The literal dust bin of history was stumbled across at the Vernon Blvd. street end in LIC’s DUPBO, where some thoughtful soul had disposed of a series of history textbooks and what seemed like an entire library of Time Life WW2 hard cover photo books.

– photo by Mitch Waxman

While I was there, in LIC I mean, exploitation of one of the many holes in the fencing of the LIRR Hunters Point yard was undertaken. I’ve got a catalog of these holes and POV’s, incidentally, which includes the entire Sunnyside Yards and follows the Montauk line all the way back to Ridgewood. For those of you who live in Bushwick, Ridgewood, or East Williamsburg – two words – Scott Avenue (bet Randolph and Meserole).
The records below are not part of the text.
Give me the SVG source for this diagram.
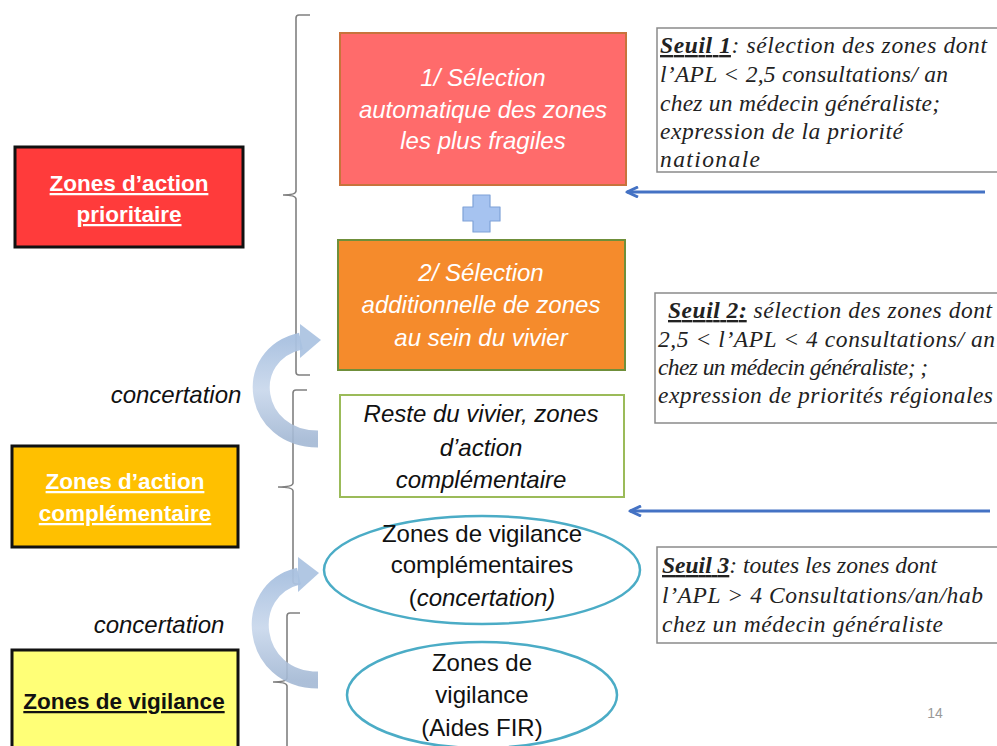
<svg xmlns="http://www.w3.org/2000/svg" width="997" height="746" viewBox="0 0 997 746">
<style>
.lbl{font-family:"Liberation Sans",Arial,sans-serif;font-weight:bold;font-size:22.5px;text-anchor:middle;text-decoration:underline}
.ctr{font-family:"Liberation Sans",Arial,sans-serif;font-size:24px;text-anchor:middle}
.it{font-style:italic}
.note{font-family:"Liberation Serif","Times New Roman",serif;font-style:italic;font-size:23.5px;fill:#222}
.su{font-weight:bold;text-decoration:underline}
.brk{fill:none;stroke:#808080;stroke-width:1.6}
.thr{fill:#fff;stroke:#8a8a8a;stroke-width:1.5}
.curve{fill:none;stroke:url(#cg);stroke-width:17}
.head{fill:#A9C1E0;opacity:0.9}
.barrow{stroke:#4472C4;stroke-width:3;fill:none;marker-end:url(#ah)}
</style>
<defs>
<marker id="ah" markerWidth="14" markerHeight="12" refX="12" refY="6" orient="auto" markerUnits="userSpaceOnUse">
<path d="M1,1 L12,6 L1,11" fill="none" stroke="#4472C4" stroke-width="3" stroke-linejoin="round"/>
</marker>
<linearGradient id="cg" x1="0" y1="1" x2="0" y2="0">
<stop offset="0" stop-color="#A3B8D4" stop-opacity="0.9"/>
<stop offset="0.5" stop-color="#C4D4EA" stop-opacity="0.85"/>
<stop offset="1" stop-color="#A9C1E0" stop-opacity="0.95"/>
</linearGradient>
</defs>
<rect width="997" height="746" fill="#fff"/>

<g id="brackets">
<path class="brk" d="M310 15 L299 15 Q296 15 296 18 L296 191 Q296 195 283 195 Q296 195 296 199 L296 372 Q296 375 299 375 L310 375"/>
<path class="brk" d="M307 390 L296 390 Q293 390 293 393 L293 483 Q293 487 278 487 Q293 487 293 491 L293 581 Q293 584 296 584 L300 584"/>
<path class="brk" d="M300 613 L290 613 Q287 613 287 616 L287 678 Q287 682 273 682 Q287 682 287 686 L287 746"/>
</g>

<g id="connectors">
<path class="barrow" d="M985 192 L627 192"/>
<path class="barrow" d="M990 511 L630 511"/>
<g id="curve1">
<path class="curve" d="M318 439 C252 439 240 355 301 341"/>
<polygon class="head" points="300,324 321,340 300,358"/>
</g>
<g id="curve2">
<path class="curve" d="M318 680 C250 680 240 590 299 576"/>
<polygon class="head" points="298,557 319,573 298,592"/>
</g>
</g>

<g id="zap">
<rect x="15" y="147" width="228" height="100" fill="#FF3B3B" stroke="#111" stroke-width="3"/>
<text class="lbl" x="129" y="191" fill="#fff">Zones d’action</text>
<text class="lbl" x="129" y="222" fill="#fff">prioritaire</text>
</g>
<g id="zac">
<rect x="12" y="446" width="226" height="101" fill="#FFC000" stroke="#111" stroke-width="3"/>
<text class="lbl" x="125" y="489" fill="#fff">Zones d’action</text>
<text class="lbl" x="125" y="521" fill="#fff">complémentaire</text>
</g>
<g id="zv">
<rect x="12" y="650" width="226" height="110" fill="#FFFF77" stroke="#111" stroke-width="3"/>
<text class="lbl" x="124" y="709" fill="#111">Zones de vigilance</text>
</g>

<g id="conc1"><text class="ctr it" x="176" y="403" fill="#111">concertation</text></g>
<g id="conc2"><text class="ctr it" x="159" y="633" fill="#111">concertation</text></g>

<g id="sel1">
<rect x="340" y="33" width="286" height="152" fill="#FF6B6B" stroke="#C8733C" stroke-width="2"/>
<text class="ctr it" x="483" y="86" fill="#fff">1/ Sélection</text>
<text class="ctr it" x="483" y="118" fill="#fff">automatique des zones</text>
<text class="ctr it" x="483" y="149" fill="#fff">les plus fragiles</text>
</g>
<g id="plus">
<path d="M473 195 L490 195 L490 207 L500 207 L500 221 L490 221 L490 232 L473 232 L473 221 L463 221 L463 207 L473 207 Z" fill="#A6C3F0" stroke="#7FA2D8" stroke-width="1.2" stroke-linejoin="round"/>
</g>
<g id="sel2">
<rect x="338" y="240" width="287" height="130" fill="#F58B2C" stroke="#6F8F3A" stroke-width="2"/>
<text class="ctr it" x="481" y="281" fill="#fff">2/ Sélection</text>
<text class="ctr it" x="481" y="313" fill="#fff">additionnelle de zones</text>
<text class="ctr it" x="481" y="346" fill="#fff">au sein du vivier</text>
</g>
<g id="reste">
<rect x="340" y="395" width="284" height="102" fill="#fff" stroke="#9BBB59" stroke-width="2"/>
<text class="ctr it" x="481" y="422" fill="#111">Reste du vivier, zones</text>
<text class="ctr it" x="481" y="456" fill="#111">d’action</text>
<text class="ctr it" x="481" y="488" fill="#111">complémentaire</text>
</g>
<g id="zvc">
<ellipse cx="482" cy="570" rx="158" ry="54" fill="#fff" stroke="#4BACC6" stroke-width="2.5"/>
<text class="ctr" x="482" y="542" fill="#111">Zones de vigilance</text>
<text class="ctr" x="482" y="573" fill="#111">complémentaires</text>
<text class="ctr" x="482" y="606" fill="#111">(<tspan class="it">concertation)</tspan></text>
</g>
<g id="zvf">
<ellipse cx="482" cy="695" rx="135" ry="53" fill="#fff" stroke="#4BACC6" stroke-width="2.5"/>
<text class="ctr" x="482" y="671" fill="#111">Zones de</text>
<text class="ctr" x="482" y="703" fill="#111">vigilance</text>
<text class="ctr" x="482" y="736" fill="#111">(Aides FIR)</text>
</g>

<g id="seuil1">
<rect class="thr" x="657" y="28" width="345" height="144"/>
<text class="note" x="660" y="53" textLength="327" lengthAdjust="spacing"><tspan class="su">Seuil 1</tspan>: sélection des zones  dont</text>
<text class="note" x="660" y="82" textLength="288" lengthAdjust="spacing">l’APL &lt; 2,5 consultations/ an</text>
<text class="note" x="660" y="111" textLength="280" lengthAdjust="spacing">chez un médecin généraliste;</text>
<text class="note" x="660" y="139" textLength="243" lengthAdjust="spacing">expression de la priorité</text>
<text class="note" x="660" y="167" textLength="100" lengthAdjust="spacing">nationale</text>
</g>
<g id="seuil2">
<rect class="thr" x="655" y="293" width="347" height="130"/>
<text class="note" x="668" y="318" textLength="324" lengthAdjust="spacing"><tspan class="su">Seuil 2:</tspan> sélection des zones  dont</text>
<text class="note" x="658" y="347" textLength="337" lengthAdjust="spacing">2,5 &lt; l’APL &lt; 4 consultations/ an</text>
<text class="note" x="658" y="375" textLength="270" lengthAdjust="spacing">chez un médecin généraliste; ;</text>
<text class="note" x="658" y="403" textLength="335" lengthAdjust="spacing">expression de priorités régionales</text>
</g>
<g id="seuil3">
<rect class="thr" x="657" y="547" width="345" height="96"/>
<text class="note" x="662" y="573" textLength="275" lengthAdjust="spacing"><tspan class="su">Seuil 3</tspan>: toutes les zones dont</text>
<text class="note" x="662" y="603" textLength="321" lengthAdjust="spacing">l’APL &gt; 4 Consultations/an/hab</text>
<text class="note" x="662" y="632" textLength="281" lengthAdjust="spacing">chez un médecin généraliste</text>
</g>

<text x="935" y="718" font-family="Liberation Sans,Arial,sans-serif" font-size="14" fill="#999" text-anchor="middle">14</text>
</svg>
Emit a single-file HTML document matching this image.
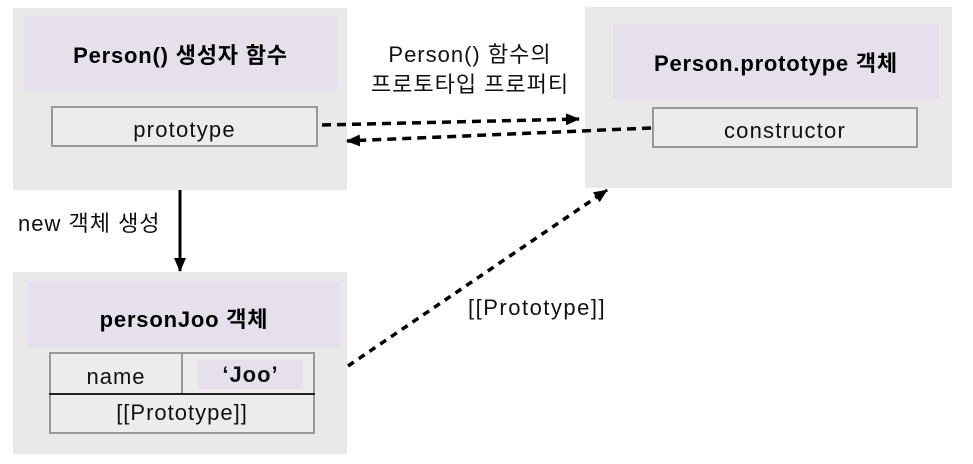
<!DOCTYPE html>
<html><head><meta charset="utf-8"><style>
body{margin:0;width:973px;height:464px;background:#fff;position:relative;overflow:hidden;font-family:"Liberation Sans","Noto Sans CJK KR",sans-serif;}
.a{position:absolute;box-sizing:border-box;}
.bg{background:#e9e9e9;}
.hd{background:#e6e0ec;display:flex;align-items:center;justify-content:center;font-weight:bold;font-size:22px;letter-spacing:0.8px;color:#000;}
.bx{border:2px solid #999;background:#ececec;display:flex;align-items:center;justify-content:center;font-size:22px;letter-spacing:1.2px;color:#111;padding-top:6px;}
.t{position:absolute;font-size:22px;letter-spacing:1px;color:#111;white-space:nowrap;}
</style></head><body>
<div class="a bg" style="left:13px;top:8px;width:334px;height:182px"></div>
<div class="a hd" style="left:24px;top:16px;width:313px;height:75px">Person() 생성자 함수</div>
<div class="a bx" style="left:51px;top:106px;width:267px;height:41px">prototype</div>

<div class="a bg" style="left:585px;top:7px;width:367px;height:181px"></div>
<div class="a hd" style="left:613px;top:24px;width:326px;height:75px">Person.prototype 객체</div>
<div class="a bx" style="left:652px;top:107px;width:266px;height:41px">constructor</div>

<div class="a bg" style="left:13px;top:272px;width:334px;height:182px"></div>
<div class="a hd" style="left:28px;top:281px;width:312px;height:67px;padding-top:6px">personJoo 객체</div>
<div class="a" style="left:49px;top:352px;width:266px;height:82px;border:2px solid #999;background:#ececec"></div>
<div class="a" style="left:181px;top:352px;width:2px;height:42px;background:#999"></div>
<div class="a" style="left:49px;top:393px;width:266px;height:2px;background:#222"></div>
<div class="a" style="left:198px;top:360px;width:105px;height:29px;background:#e6e0ec"></div>
<div class="t" style="left:51px;top:364px;width:130px;text-align:center">name</div>
<div class="t" style="left:198px;top:362px;width:105px;text-align:center;font-weight:bold">‘Joo’</div>
<div class="t" style="left:49px;top:400px;width:266px;text-align:center">[[Prototype]]</div>

<div class="t" style="left:360px;top:40px;width:220px;text-align:center;line-height:30px">Person() 함수의<br>프로토타입 프로퍼티</div>
<div class="t" style="left:18px;top:206px">new 객체 생성</div>
<div class="t" style="left:468px;top:295px;letter-spacing:1.5px">[[Prototype]]</div>

<svg class="a" style="left:0;top:0" width="973" height="464">
<defs><marker id="m2" markerWidth="14" markerHeight="12" refX="13" refY="6" orient="auto" markerUnits="userSpaceOnUse"><path d="M0,0 L14,6 L0,12 z" fill="#000"/></marker></defs>
<line x1="322" y1="125" x2="579" y2="119" stroke="#000" stroke-width="3.5" stroke-dasharray="9,6" marker-end="url(#m2)"/>
<line x1="651" y1="128" x2="347" y2="141" stroke="#000" stroke-width="3.5" stroke-dasharray="9,6" marker-end="url(#m2)"/>
<line x1="348" y1="366" x2="607" y2="190" stroke="#000" stroke-width="3.5" stroke-dasharray="7,6" marker-end="url(#m2)"/>
<line x1="180" y1="190" x2="180" y2="271" stroke="#000" stroke-width="3" marker-end="url(#m2)"/>
</svg>
</body></html>
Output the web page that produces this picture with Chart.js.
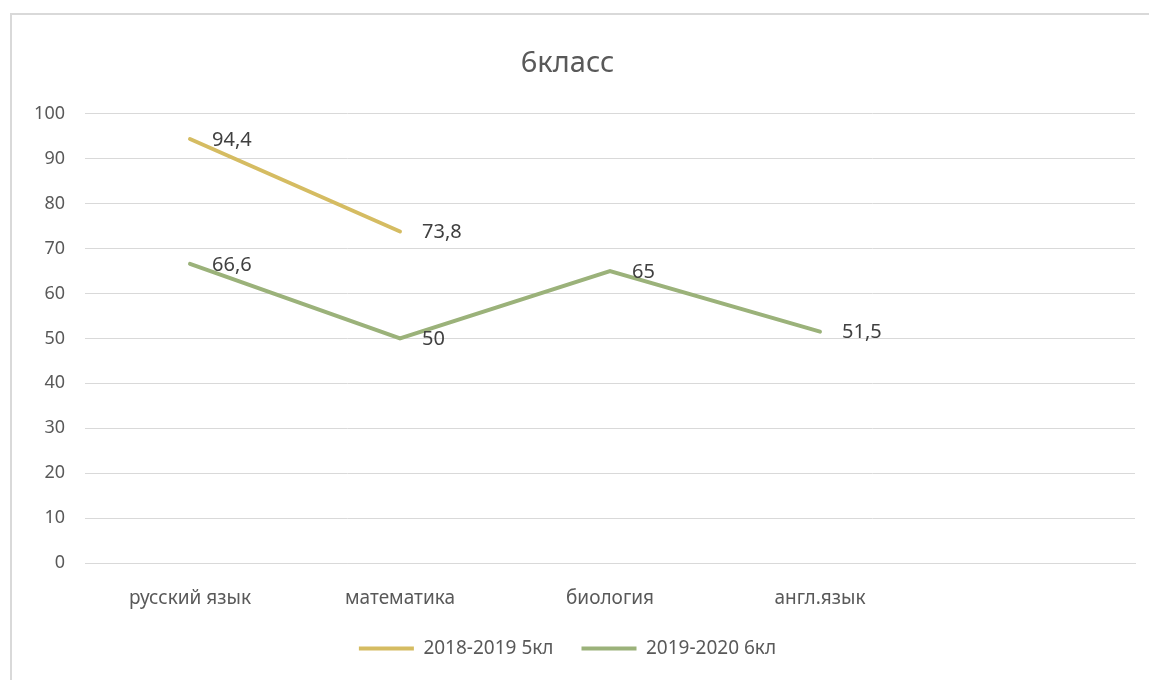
<!DOCTYPE html>
<html>
<head>
<meta charset="utf-8">
<script src="https://cdn.jsdelivr.net/npm/chart.js@4"></script>
<style>
  html, body { margin: 0; padding: 0; background: #fff; }
  #frame { position: absolute; left: 10px; top: 13px; width: 1139px; height: 667px;
           border-left: 2px solid #d9d9d9; border-top: 2px solid #d9d9d9; box-sizing: border-box; }
  #wrap { position: absolute; left: 0; top: 0; width: 1149px; height: 680px; }
</style>
</head>
<body>
<div id="frame"></div>
<div id="wrap"><canvas id="klassChart"></canvas></div>
<script>
/* data */
const subjects = ['русский язык', 'математика', 'биология', 'англ.язык', ''];
const values2019 = [94.4, 73.8, null, null, null];
const values2020 = [66.6, 50, 65, 51.5, null];
const seriesNames = ['2018-2019 5кл', '2019-2020 6кл'];

const fontFamily = '"Noto Sans", "Liberation Sans", sans-serif';

/* value labels to the right of each point */
const pointLabels = {
  id: 'pointLabels',
  afterDatasetsDraw(chart) {
    const ctx = chart.ctx;
    ctx.save();
    ctx.font = '20px ' + fontFamily;
    ctx.fillStyle = '#404040';
    ctx.textAlign = 'left';
    ctx.textBaseline = 'middle';
    chart.data.datasets.forEach((ds, i) => {
      chart.getDatasetMeta(i).data.forEach((pt, j) => {
        const v = ds.data[j];
        if (v == null) return;
        ctx.fillText(String(v).replace('.', ','), pt.x + 22, pt.y + 1);
      });
    });
    ctx.restore();
  }
};

const data = {
  labels: subjects,
  datasets: [{
    label: seriesNames[0],
    data: values2019,
    borderColor: '#D5BC62',
    backgroundColor: '#D5BC62',
    borderWidth: 4,
    pointRadius: 0,
    borderCapStyle: 'round',
    tension: 0
  }, {
    label: seriesNames[1],
    data: values2020,
    borderColor: '#9BB27A',
    backgroundColor: '#9BB27A',
    borderWidth: 4,
    pointRadius: 0,
    borderCapStyle: 'round',
    tension: 0
  }]
};

const config = {
  type: 'line',
  data: data,
  plugins: [pointLabels],
  options: {
    responsive: false,
    animation: false,
    layout: { padding: { top: 13, right: 14, bottom: 12, left: 0 } },
    plugins: {
      title: {
        display: true,
        text: '6класс',
        color: '#595959',
        font: { family: fontFamily, size: 29, weight: 'normal' },
        padding: { top: 33, bottom: 33 }
      },
      legend: {
        position: 'bottom',
        labels: {
          color: '#595959',
          font: { family: fontFamily, size: 19 },
          usePointStyle: true,
          pointStyleWidth: 55,
          pointStyle: 'line',
          padding: 28
        }
      },
      tooltip: { enabled: false }
    },
    scales: {
      x: {
        offset: true,
        afterFit(scale) { scale.height = 48; },
        grid: { display: false, drawTicks: false },
        border: { color: '#d9d9d9' },
        ticks: { color: '#595959', font: { family: fontFamily, size: 19 }, padding: 24, maxRotation: 0 }
      },
      y: {
        min: 0,
        max: 100,
        afterFit(scale) { scale.width = 85; },
        grid: { color: '#d9d9d9', drawTicks: false },
        border: { display: false },
        ticks: { stepSize: 10, color: '#595959', font: { family: fontFamily, size: 18 }, padding: 20 }
      }
    }
  }
};

const canvas = document.getElementById('klassChart');
canvas.width = 1149;
canvas.height = 680;
var myChart = new Chart(canvas, config);
</script>
</body>
</html>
Trust me, but be there early or late.

– photo by Mitch Waxman

For some reason, I’m fascinated by laundromats at the moment, a subject which I’m planning on discussing with my team of physicians. This one is in Park Slope, where I somehow ended up one day.

– photo by Mitch Waxman

Over at Central Park Zoo, there are Grizzly Bears. Their names are Betty and Veronica, and I have no idea which one this is. Where’s Archie, ask I?